To be included among the most frequently served routes this month, an airport pair needed at least 93 scheduled one-way flights in August. Eleven pairs met this threshold. Notably close were Etihad’s Abu Dhabi–London Heathrow route with up to three daily flights and Qatar Airways’ Doha–Bangkok Suvarnabhumi route with as many as three daily departures.
Among the busiest A380 routes:
- Dubai to London Heathrow has six daily Emirates flights.
- Dubai to Bangkok Suvarnabhumi sees four daily Emirates services.
- Singapore to Sydney is operated three to four times per day by Singapore Airlines and Qantas.
- Other high-frequency routes include Dubai connections with Cairo, Jeddah (with special high-capacity configurations on select dates), London Gatwick (where frequencies will increase further in February 2026), Manchester, New York JFK (one flight via Milan Malpensa), Paris CDG and Sydney—all primarily operated by Emirates.

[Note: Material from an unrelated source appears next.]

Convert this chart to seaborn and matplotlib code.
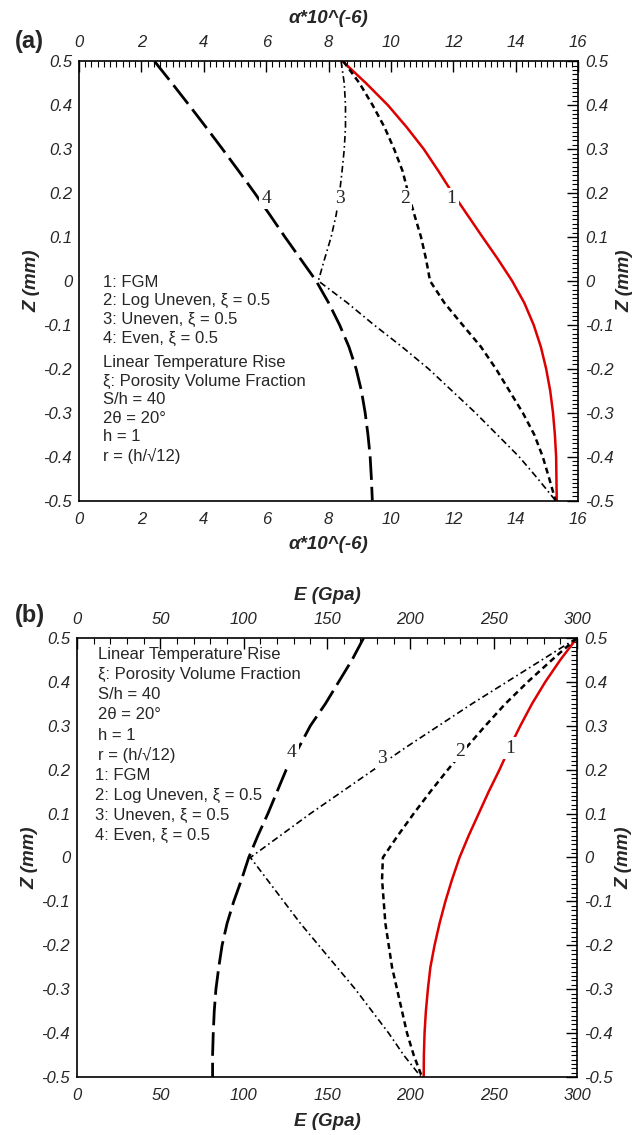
import matplotlib.pyplot as plt
import seaborn as sns
from matplotlib.ticker import FuncFormatter, MultipleLocator

# through-thickness coordinate, Z (mm), top to bottom
z = [0.5, 0.45, 0.4, 0.35, 0.3, 0.25, 0.2, 0.15, 0.1, 0.05, 0.0,
     -0.05, -0.1, -0.15, -0.2, -0.25, -0.3, -0.35, -0.4, -0.45, -0.5]

# (a) thermal expansion coefficient, alpha*10^(-6)
alpha_fgm = [8.45, 9.2, 9.9, 10.5, 11.05, 11.52, 11.97, 12.45, 12.93, 13.42, 13.88,
             14.27, 14.57, 14.8, 14.97, 15.1, 15.19, 15.25, 15.29, 15.3, 15.31]
alpha_log_uneven = [8.47, 8.99, 9.41, 9.79, 10.1, 10.37, 10.55, 10.75, 10.96, 11.12, 11.25,
                    11.71, 12.29, 12.88, 13.36, 13.79, 14.22, 14.59, 14.86, 15.07, 15.27]
alpha_uneven = [8.4, 8.5, 8.54, 8.54, 8.5, 8.43, 8.35, 8.24, 8.08, 7.87, 7.67,
                8.6, 9.45, 10.35, 11.2, 11.95, 12.7, 13.4, 14.1, 14.7, 15.27]
alpha_even = [2.42, 2.98, 3.53, 4.07, 4.6, 5.12, 5.63, 6.12, 6.6, 7.1, 7.6,
              8.0, 8.35, 8.65, 8.88, 9.05, 9.17, 9.26, 9.33, 9.37, 9.4]

# (b) Young's modulus, E (GPa)
E_fgm = [300, 290, 281, 273, 266, 259.5, 253.5, 247, 241, 235, 229.5,
         225, 221, 217.5, 214.5, 212, 210.5, 209.3, 208.5, 208.1, 208]
E_log_uneven = [300, 285, 270.5, 257, 245, 233.5, 222.5, 212, 202, 192.5, 183.5,
                183, 184, 185, 187, 189, 192, 195, 198, 202, 207]
E_uneven = [300, 279, 258, 237, 217, 197, 178, 159, 140, 122, 104,
            114, 124, 134, 145, 156, 167, 177, 187, 196, 206.5]
E_even = [172, 165, 157, 149, 140, 133, 125.5, 120, 114.5, 108.5, 103,
          98.7, 94, 90, 87, 85, 83.3, 82.3, 81.7, 81.3, 81.3]

curve_ids = ["1", "2", "3", "4"]
legend_lines = ["1: FGM", "2: Log Uneven, ξ = 0.5", "3: Uneven, ξ = 0.5", "4: Even, ξ = 0.5"]
info_lines = ["Linear Temperature Rise", "ξ: Porosity Volume Fraction", "S/h = 40",
              "2θ = 20°", "h = 1", "r = (h/√12)"]

styles = {
    "1": dict(color="#dd0000", lw=1.8, ls="-"),
    "2": dict(color="black", lw=1.8, ls=(0, (2.4, 1.6))),
    "3": dict(color="black", lw=1.2, ls=(0, (4, 2, 1, 2))),
    "4": dict(color="black", lw=2.0, ls=(0, (8.5, 2.5))),
}

sns.set_style("white")
plt.rcParams["font.family"] = ["Liberation Sans", "DejaVu Sans"]
plt.rcParams["font.style"] = "italic"
plt.rcParams["axes.linewidth"] = 1.2


def fmt(v, pos):
    v = round(v, 6)
    if v == 0:
        return "0"
    return f"{v:g}"


def style_axes(ax, xmax, xmajor, xminor, xlabel):
    ax.set_xlim(0, xmax)
    ax.set_ylim(-0.5, 0.5)
    ax.xaxis.set_major_locator(MultipleLocator(xmajor))
    ax.xaxis.set_minor_locator(MultipleLocator(xminor))
    ax.yaxis.set_major_locator(MultipleLocator(0.1))
    ax.yaxis.set_minor_locator(MultipleLocator(0.01))
    ax.xaxis.set_major_formatter(FuncFormatter(fmt))
    ax.yaxis.set_major_formatter(FuncFormatter(fmt))
    ax.tick_params(which="both", direction="in", top=True, right=True,
                   labeltop=True, labelright=True, labelsize=12, width=1, color="black")
    ax.tick_params(which="major", length=8)
    ax.tick_params(which="minor", length=4, width=0.8)
    ax.tick_params(axis="x", pad=8)
    ax.tick_params(axis="y", pad=5)
    ax.set_xlabel("")
    ax.set_ylabel("")
    for s in ax.spines.values():
        s.set_color("black")
    lab = dict(transform=ax.transAxes, ha="center", va="center",
               fontsize=13.5, fontweight="bold")
    ax.text(0.5, 1.097, xlabel, **lab)
    ax.text(0.5, -0.1, xlabel, **lab)
    ax.text(-0.095, 0.5, "Z (mm)", rotation=90, **lab)
    ax.text(1.094, 0.5, "Z (mm)", rotation=90, **lab)


def draw_curves(ax, xs_list):
    for cid, xs in zip(curve_ids, xs_list):
        sns.lineplot(x=xs, y=z, sort=False, estimator=None, ax=ax, **styles[cid])


def curve_labels(ax, xs, ys):
    for cid, x, y in zip(curve_ids, xs, ys):
        ax.text(x, y, cid, family=["Liberation Serif", "DejaVu Serif"], style="normal",
                fontsize=14, ha="center", va="center", zorder=5,
                bbox=dict(fc="white", ec="none", pad=1.5))


def text_block(ax, x, y0, step, lines):
    for i, line in enumerate(lines):
        ax.text(x, y0 - i * step, line, ha="left", va="center", fontsize=12, style="normal")


fig = plt.figure(figsize=(6.32, 11.35), dpi=100)
ax_a = fig.add_axes([0.125, 0.559, 0.790, 0.387])
ax_b = fig.add_axes([0.122, 0.051, 0.791, 0.387])

# -- (a) alpha
draw_curves(ax_a, [alpha_fgm, alpha_log_uneven, alpha_uneven, alpha_even])
style_axes(ax_a, 16, 2, 0.2, "α*10^(-6)")
curve_labels(ax_a, [11.94, 10.46, 8.35, 6.0], [0.188, 0.188, 0.188, 0.188])
text_block(ax_a, 0.77, -0.003, 0.0423, legend_lines)
text_block(ax_a, 0.77, -0.186, 0.0423, info_lines)

# -- (b) E
draw_curves(ax_b, [E_fgm, E_log_uneven, E_uneven, E_even])
style_axes(ax_b, 300, 50, 10, "E (Gpa)")
curve_labels(ax_b, [259.6, 229.9, 182.9, 128.8], [0.249, 0.241, 0.226, 0.238])
text_block(ax_b, 12.6, 0.462, 0.0458, info_lines)
text_block(ax_b, 11.0, 0.462 - 6 * 0.0458, 0.0458, legend_lines)

fig.text(0.047, 0.963, "(a)", fontsize=17, fontweight="bold", style="normal",
         ha="center", va="center")
fig.text(0.047, 0.458, "(b)", fontsize=17, fontweight="bold", style="normal",
         ha="center", va="center")

fig.savefig("out.png", dpi=100)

- The Singapore–London Heathrow corridor features two Singapore Airlines flights plus a daily Qantas service that continues or originates from Sydney.
Emirates has used the A380 on its Dubai–Heathrow link since 2008 and now operates six such departures each day—its highest regular frequency using the type. In comparison, Qatar Airways will operate up to ten daily services between Doha and Heathrow this winter season; this rises to twelve when British Airways’ partnership is considered.
Emirates last used a non-A380 aircraft—a Boeing 777-300ER—on its Heathrow route in October of the previous year. At that time it had seven total daily passenger services between Dubai and London’s main airport. The airline has stated that operations at Heathrow generate more profit than all its Indian Subcontinent destinations combined. Last year about sixty percent of passengers connecting through Dubai flew onward from major cities including Sydney and Melbourne.
Compared with August last year, only one airport pair dropped out of the most-served list: Seoul Incheon–Los Angeles. Previously offered four times a day jointly by Asiana and Korean Air using only A380s—with a total of 124 monthly departures—the route now sees just 64 A380 flights split unevenly between both carriers alongside other widebody types like the Airbus A350-900 and Boeing models. This shift led to an eleven percent decrease in average seats per Los Angeles-bound flight compared with last year.